-------- SOURCE EXCERPT

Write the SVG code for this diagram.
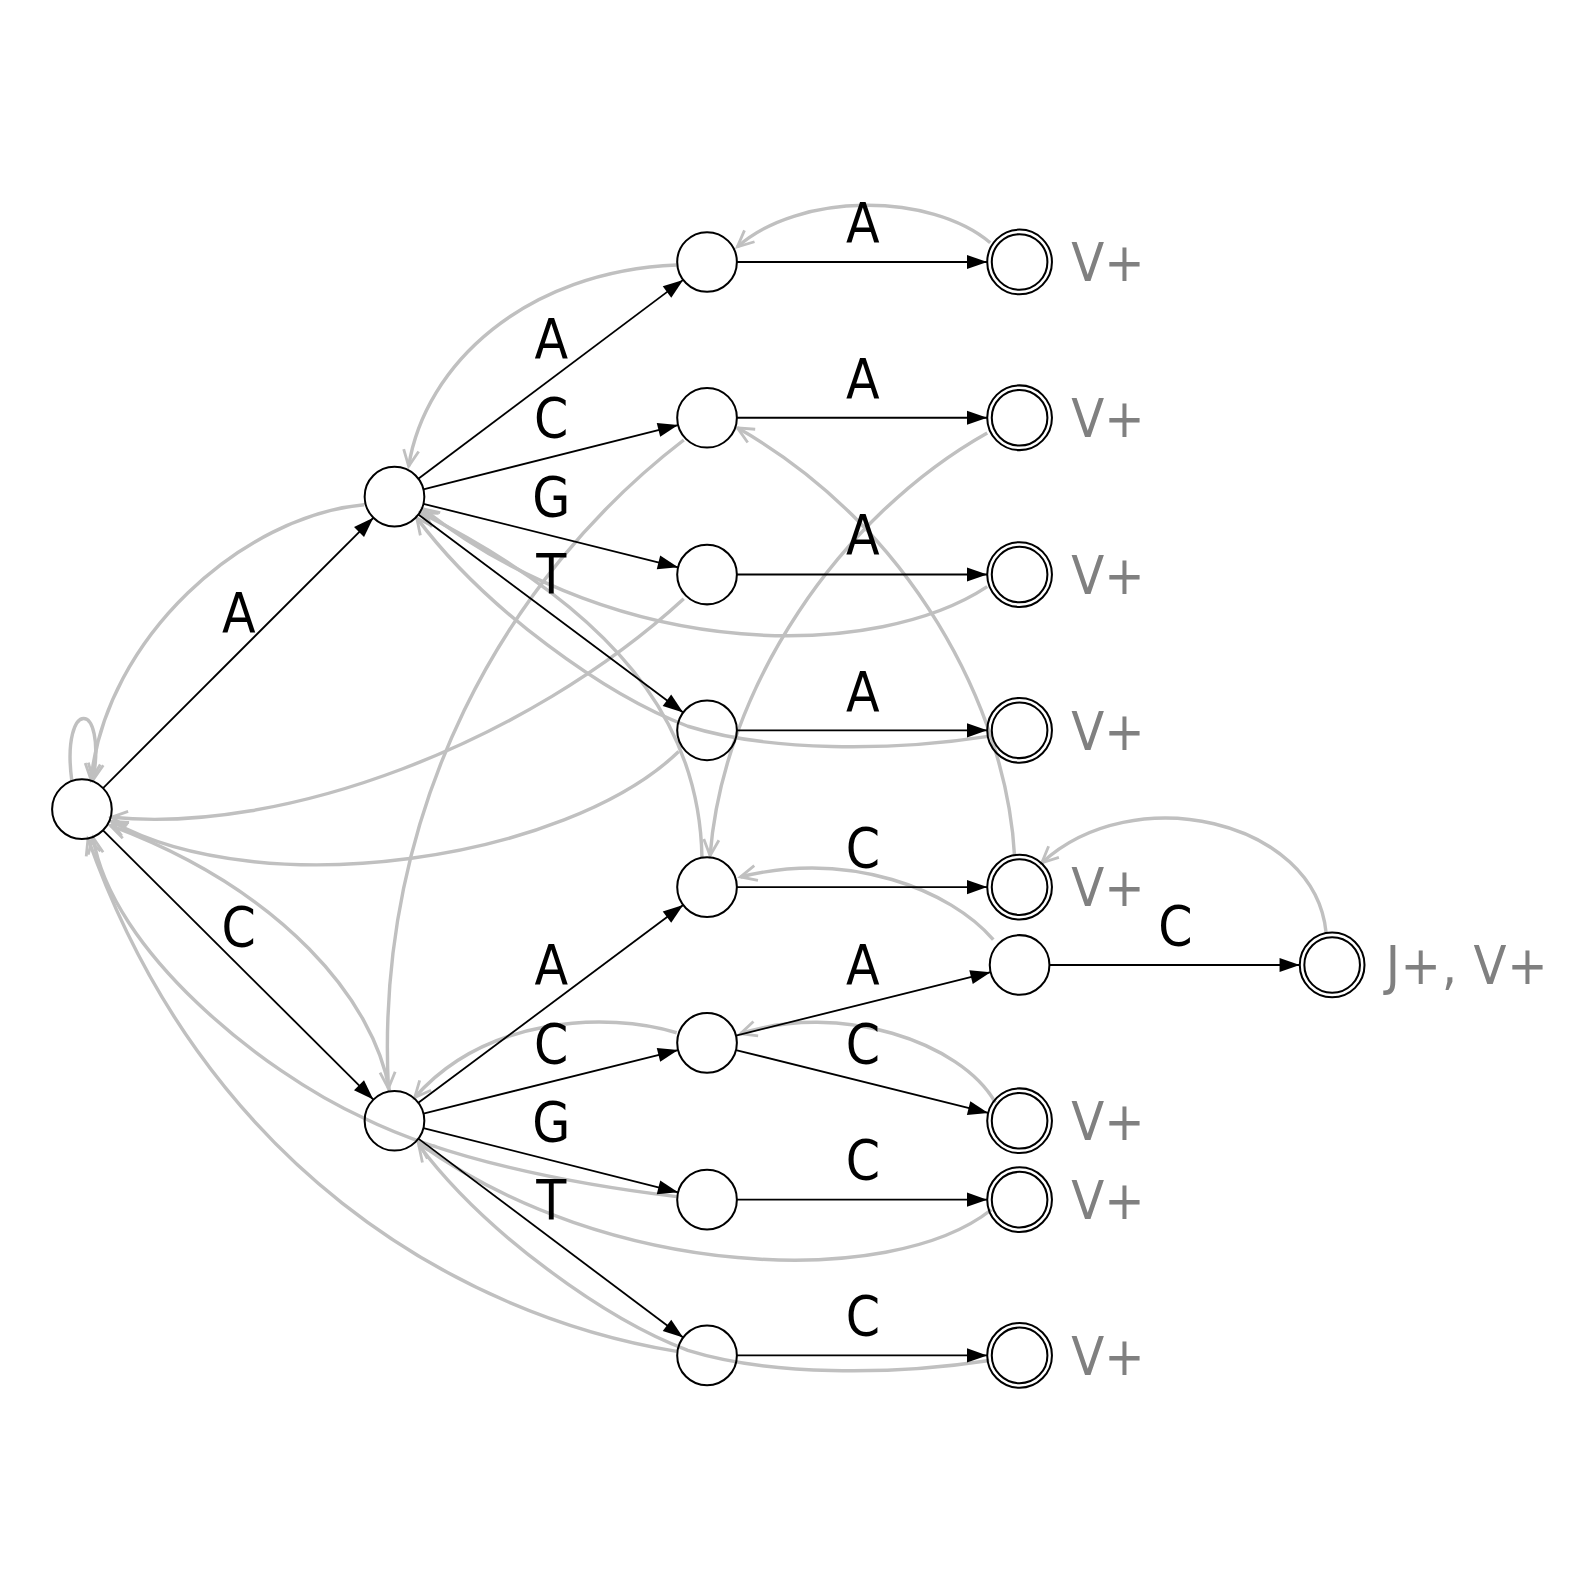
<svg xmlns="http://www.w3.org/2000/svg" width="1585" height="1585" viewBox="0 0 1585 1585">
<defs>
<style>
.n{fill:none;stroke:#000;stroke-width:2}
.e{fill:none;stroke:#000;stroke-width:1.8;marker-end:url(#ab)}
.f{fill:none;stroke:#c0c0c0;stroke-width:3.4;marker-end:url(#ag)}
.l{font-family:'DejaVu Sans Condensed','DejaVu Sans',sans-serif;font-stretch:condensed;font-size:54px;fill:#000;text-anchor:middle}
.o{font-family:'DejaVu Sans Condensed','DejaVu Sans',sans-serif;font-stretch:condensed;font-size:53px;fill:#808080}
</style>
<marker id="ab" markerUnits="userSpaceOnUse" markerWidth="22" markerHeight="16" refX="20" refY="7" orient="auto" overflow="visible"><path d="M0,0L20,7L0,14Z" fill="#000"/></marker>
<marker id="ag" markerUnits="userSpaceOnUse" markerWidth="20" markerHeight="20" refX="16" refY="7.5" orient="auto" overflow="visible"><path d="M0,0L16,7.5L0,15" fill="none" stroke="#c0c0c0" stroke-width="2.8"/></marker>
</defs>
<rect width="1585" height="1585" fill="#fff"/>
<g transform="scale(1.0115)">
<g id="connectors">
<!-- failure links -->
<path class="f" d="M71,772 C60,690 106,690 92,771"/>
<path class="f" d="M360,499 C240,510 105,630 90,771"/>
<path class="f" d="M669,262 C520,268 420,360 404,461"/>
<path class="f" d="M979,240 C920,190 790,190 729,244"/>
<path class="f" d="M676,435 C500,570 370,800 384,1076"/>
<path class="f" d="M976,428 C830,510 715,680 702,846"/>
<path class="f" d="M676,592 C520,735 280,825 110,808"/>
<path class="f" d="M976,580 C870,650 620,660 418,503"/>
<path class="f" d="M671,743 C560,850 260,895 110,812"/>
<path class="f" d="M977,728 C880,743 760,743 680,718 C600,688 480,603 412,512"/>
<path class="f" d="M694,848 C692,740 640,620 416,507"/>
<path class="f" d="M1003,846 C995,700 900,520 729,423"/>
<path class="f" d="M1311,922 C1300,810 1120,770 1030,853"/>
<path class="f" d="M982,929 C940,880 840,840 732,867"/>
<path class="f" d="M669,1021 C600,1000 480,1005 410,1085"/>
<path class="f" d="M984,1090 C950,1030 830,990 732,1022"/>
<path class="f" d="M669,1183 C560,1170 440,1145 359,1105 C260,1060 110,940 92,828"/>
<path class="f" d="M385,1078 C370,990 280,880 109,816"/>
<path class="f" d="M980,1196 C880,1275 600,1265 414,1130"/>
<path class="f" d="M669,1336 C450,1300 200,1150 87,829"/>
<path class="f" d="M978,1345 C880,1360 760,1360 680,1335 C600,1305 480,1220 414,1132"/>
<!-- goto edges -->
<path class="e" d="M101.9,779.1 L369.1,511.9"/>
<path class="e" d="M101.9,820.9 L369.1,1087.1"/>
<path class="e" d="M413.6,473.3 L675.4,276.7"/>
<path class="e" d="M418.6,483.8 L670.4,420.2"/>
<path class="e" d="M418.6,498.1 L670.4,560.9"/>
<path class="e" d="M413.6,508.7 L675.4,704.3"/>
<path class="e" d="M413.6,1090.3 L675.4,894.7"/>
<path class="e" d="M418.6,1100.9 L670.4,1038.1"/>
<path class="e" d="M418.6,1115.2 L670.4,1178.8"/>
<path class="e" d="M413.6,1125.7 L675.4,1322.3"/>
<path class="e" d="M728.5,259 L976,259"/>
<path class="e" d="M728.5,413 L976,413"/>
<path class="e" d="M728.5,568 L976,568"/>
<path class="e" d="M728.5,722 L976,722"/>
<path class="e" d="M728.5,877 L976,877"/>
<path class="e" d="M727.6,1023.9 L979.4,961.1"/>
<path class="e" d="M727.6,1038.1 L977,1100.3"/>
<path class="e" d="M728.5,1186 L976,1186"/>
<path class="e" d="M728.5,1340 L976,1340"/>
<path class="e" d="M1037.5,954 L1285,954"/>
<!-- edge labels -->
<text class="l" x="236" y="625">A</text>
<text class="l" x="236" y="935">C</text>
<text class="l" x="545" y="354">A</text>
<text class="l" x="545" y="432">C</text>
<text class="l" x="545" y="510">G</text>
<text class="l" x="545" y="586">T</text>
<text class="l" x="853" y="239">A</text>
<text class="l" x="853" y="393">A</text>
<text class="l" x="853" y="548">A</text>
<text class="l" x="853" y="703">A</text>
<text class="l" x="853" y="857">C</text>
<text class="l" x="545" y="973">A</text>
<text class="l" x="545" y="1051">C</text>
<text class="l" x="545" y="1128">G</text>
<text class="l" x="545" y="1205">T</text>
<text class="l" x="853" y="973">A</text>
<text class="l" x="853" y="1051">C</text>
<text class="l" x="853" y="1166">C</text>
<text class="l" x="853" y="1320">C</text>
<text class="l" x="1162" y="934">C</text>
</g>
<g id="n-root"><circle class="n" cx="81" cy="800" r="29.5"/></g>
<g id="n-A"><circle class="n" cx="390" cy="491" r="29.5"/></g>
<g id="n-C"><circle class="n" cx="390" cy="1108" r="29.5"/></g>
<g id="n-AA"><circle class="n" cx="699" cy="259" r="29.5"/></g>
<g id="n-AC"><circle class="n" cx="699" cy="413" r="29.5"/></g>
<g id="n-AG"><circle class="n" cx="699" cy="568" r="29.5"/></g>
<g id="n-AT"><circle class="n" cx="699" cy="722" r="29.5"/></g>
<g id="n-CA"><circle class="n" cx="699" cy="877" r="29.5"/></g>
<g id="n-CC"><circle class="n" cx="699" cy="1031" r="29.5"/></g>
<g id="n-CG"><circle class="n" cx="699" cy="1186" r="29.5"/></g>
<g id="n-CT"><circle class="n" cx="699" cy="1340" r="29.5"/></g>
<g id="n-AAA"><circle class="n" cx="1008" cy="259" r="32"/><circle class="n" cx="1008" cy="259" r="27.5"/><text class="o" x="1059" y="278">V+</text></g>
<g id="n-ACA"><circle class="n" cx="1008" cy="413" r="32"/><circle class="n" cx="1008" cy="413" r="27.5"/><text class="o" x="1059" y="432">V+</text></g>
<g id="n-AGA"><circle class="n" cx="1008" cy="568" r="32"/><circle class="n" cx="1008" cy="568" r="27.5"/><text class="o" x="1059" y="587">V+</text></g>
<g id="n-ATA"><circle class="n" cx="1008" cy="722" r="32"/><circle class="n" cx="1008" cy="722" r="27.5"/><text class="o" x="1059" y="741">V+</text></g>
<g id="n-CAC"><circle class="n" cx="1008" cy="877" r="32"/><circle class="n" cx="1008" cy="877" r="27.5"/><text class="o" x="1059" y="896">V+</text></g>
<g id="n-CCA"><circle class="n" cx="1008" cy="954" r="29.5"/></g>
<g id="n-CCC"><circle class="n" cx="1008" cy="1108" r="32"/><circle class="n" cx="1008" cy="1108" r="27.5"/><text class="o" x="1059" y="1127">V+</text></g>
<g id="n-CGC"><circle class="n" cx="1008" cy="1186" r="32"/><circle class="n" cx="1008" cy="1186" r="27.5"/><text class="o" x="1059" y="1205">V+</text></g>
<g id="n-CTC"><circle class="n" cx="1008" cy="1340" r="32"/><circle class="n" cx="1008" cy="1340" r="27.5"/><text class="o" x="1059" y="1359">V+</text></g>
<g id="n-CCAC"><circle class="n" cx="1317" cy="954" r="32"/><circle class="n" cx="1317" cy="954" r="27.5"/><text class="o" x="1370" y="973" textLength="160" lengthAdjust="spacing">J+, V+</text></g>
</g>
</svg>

----------------

#### WRITTEN TASK:
Reproduce the listing exactly. Leave its pictures out.

#### SOLUTION TO THIS PROBLEM:
Write the SVG code for this diagram.
<svg xmlns="http://www.w3.org/2000/svg" width="1585" height="1585" viewBox="0 0 1585 1585">
<defs>
<style>
.n{fill:none;stroke:#000;stroke-width:2}
.e{fill:none;stroke:#000;stroke-width:1.8;marker-end:url(#ab)}
.f{fill:none;stroke:#c0c0c0;stroke-width:3.4;marker-end:url(#ag)}
.l{font-family:'DejaVu Sans Condensed','DejaVu Sans',sans-serif;font-stretch:condensed;font-size:54px;fill:#000;text-anchor:middle}
.o{font-family:'DejaVu Sans Condensed','DejaVu Sans',sans-serif;font-stretch:condensed;font-size:53px;fill:#808080}
</style>
<marker id="ab" markerUnits="userSpaceOnUse" markerWidth="22" markerHeight="16" refX="20" refY="7" orient="auto" overflow="visible"><path d="M0,0L20,7L0,14Z" fill="#000"/></marker>
<marker id="ag" markerUnits="userSpaceOnUse" markerWidth="20" markerHeight="20" refX="16" refY="7.5" orient="auto" overflow="visible"><path d="M0,0L16,7.5L0,15" fill="none" stroke="#c0c0c0" stroke-width="2.8"/></marker>
</defs>
<rect width="1585" height="1585" fill="#fff"/>
<g transform="scale(1.0115)">
<g id="connectors">
<!-- failure links -->
<path class="f" d="M71,772 C60,690 106,690 92,771"/>
<path class="f" d="M360,499 C240,510 105,630 90,771"/>
<path class="f" d="M669,262 C520,268 420,360 404,461"/>
<path class="f" d="M979,240 C920,190 790,190 729,244"/>
<path class="f" d="M676,435 C500,570 370,800 384,1076"/>
<path class="f" d="M976,428 C830,510 715,680 702,846"/>
<path class="f" d="M676,592 C520,735 280,825 110,808"/>
<path class="f" d="M976,580 C870,650 620,660 418,503"/>
<path class="f" d="M671,743 C560,850 260,895 110,812"/>
<path class="f" d="M977,728 C880,743 760,743 680,718 C600,688 480,603 412,512"/>
<path class="f" d="M694,848 C692,740 640,620 416,507"/>
<path class="f" d="M1003,846 C995,700 900,520 729,423"/>
<path class="f" d="M1311,922 C1300,810 1120,770 1030,853"/>
<path class="f" d="M982,929 C940,880 840,840 732,867"/>
<path class="f" d="M669,1021 C600,1000 480,1005 410,1085"/>
<path class="f" d="M984,1090 C950,1030 830,990 732,1022"/>
<path class="f" d="M669,1183 C560,1170 440,1145 359,1105 C260,1060 110,940 92,828"/>
<path class="f" d="M385,1078 C370,990 280,880 109,816"/>
<path class="f" d="M980,1196 C880,1275 600,1265 414,1130"/>
<path class="f" d="M669,1336 C450,1300 200,1150 87,829"/>
<path class="f" d="M978,1345 C880,1360 760,1360 680,1335 C600,1305 480,1220 414,1132"/>
<!-- goto edges -->
<path class="e" d="M101.9,779.1 L369.1,511.9"/>
<path class="e" d="M101.9,820.9 L369.1,1087.1"/>
<path class="e" d="M413.6,473.3 L675.4,276.7"/>
<path class="e" d="M418.6,483.8 L670.4,420.2"/>
<path class="e" d="M418.6,498.1 L670.4,560.9"/>
<path class="e" d="M413.6,508.7 L675.4,704.3"/>
<path class="e" d="M413.6,1090.3 L675.4,894.7"/>
<path class="e" d="M418.6,1100.9 L670.4,1038.1"/>
<path class="e" d="M418.6,1115.2 L670.4,1178.8"/>
<path class="e" d="M413.6,1125.7 L675.4,1322.3"/>
<path class="e" d="M728.5,259 L976,259"/>
<path class="e" d="M728.5,413 L976,413"/>
<path class="e" d="M728.5,568 L976,568"/>
<path class="e" d="M728.5,722 L976,722"/>
<path class="e" d="M728.5,877 L976,877"/>
<path class="e" d="M727.6,1023.9 L979.4,961.1"/>
<path class="e" d="M727.6,1038.1 L977,1100.3"/>
<path class="e" d="M728.5,1186 L976,1186"/>
<path class="e" d="M728.5,1340 L976,1340"/>
<path class="e" d="M1037.5,954 L1285,954"/>
<!-- edge labels -->
<text class="l" x="236" y="625">A</text>
<text class="l" x="236" y="935">C</text>
<text class="l" x="545" y="354">A</text>
<text class="l" x="545" y="432">C</text>
<text class="l" x="545" y="510">G</text>
<text class="l" x="545" y="586">T</text>
<text class="l" x="853" y="239">A</text>
<text class="l" x="853" y="393">A</text>
<text class="l" x="853" y="548">A</text>
<text class="l" x="853" y="703">A</text>
<text class="l" x="853" y="857">C</text>
<text class="l" x="545" y="973">A</text>
<text class="l" x="545" y="1051">C</text>
<text class="l" x="545" y="1128">G</text>
<text class="l" x="545" y="1205">T</text>
<text class="l" x="853" y="973">A</text>
<text class="l" x="853" y="1051">C</text>
<text class="l" x="853" y="1166">C</text>
<text class="l" x="853" y="1320">C</text>
<text class="l" x="1162" y="934">C</text>
</g>
<g id="n-root"><circle class="n" cx="81" cy="800" r="29.5"/></g>
<g id="n-A"><circle class="n" cx="390" cy="491" r="29.5"/></g>
<g id="n-C"><circle class="n" cx="390" cy="1108" r="29.5"/></g>
<g id="n-AA"><circle class="n" cx="699" cy="259" r="29.5"/></g>
<g id="n-AC"><circle class="n" cx="699" cy="413" r="29.5"/></g>
<g id="n-AG"><circle class="n" cx="699" cy="568" r="29.5"/></g>
<g id="n-AT"><circle class="n" cx="699" cy="722" r="29.5"/></g>
<g id="n-CA"><circle class="n" cx="699" cy="877" r="29.5"/></g>
<g id="n-CC"><circle class="n" cx="699" cy="1031" r="29.5"/></g>
<g id="n-CG"><circle class="n" cx="699" cy="1186" r="29.5"/></g>
<g id="n-CT"><circle class="n" cx="699" cy="1340" r="29.5"/></g>
<g id="n-AAA"><circle class="n" cx="1008" cy="259" r="32"/><circle class="n" cx="1008" cy="259" r="27.5"/><text class="o" x="1059" y="278">V+</text></g>
<g id="n-ACA"><circle class="n" cx="1008" cy="413" r="32"/><circle class="n" cx="1008" cy="413" r="27.5"/><text class="o" x="1059" y="432">V+</text></g>
<g id="n-AGA"><circle class="n" cx="1008" cy="568" r="32"/><circle class="n" cx="1008" cy="568" r="27.5"/><text class="o" x="1059" y="587">V+</text></g>
<g id="n-ATA"><circle class="n" cx="1008" cy="722" r="32"/><circle class="n" cx="1008" cy="722" r="27.5"/><text class="o" x="1059" y="741">V+</text></g>
<g id="n-CAC"><circle class="n" cx="1008" cy="877" r="32"/><circle class="n" cx="1008" cy="877" r="27.5"/><text class="o" x="1059" y="896">V+</text></g>
<g id="n-CCA"><circle class="n" cx="1008" cy="954" r="29.5"/></g>
<g id="n-CCC"><circle class="n" cx="1008" cy="1108" r="32"/><circle class="n" cx="1008" cy="1108" r="27.5"/><text class="o" x="1059" y="1127">V+</text></g>
<g id="n-CGC"><circle class="n" cx="1008" cy="1186" r="32"/><circle class="n" cx="1008" cy="1186" r="27.5"/><text class="o" x="1059" y="1205">V+</text></g>
<g id="n-CTC"><circle class="n" cx="1008" cy="1340" r="32"/><circle class="n" cx="1008" cy="1340" r="27.5"/><text class="o" x="1059" y="1359">V+</text></g>
<g id="n-CCAC"><circle class="n" cx="1317" cy="954" r="32"/><circle class="n" cx="1317" cy="954" r="27.5"/><text class="o" x="1370" y="973" textLength="160" lengthAdjust="spacing">J+, V+</text></g>
</g>
</svg>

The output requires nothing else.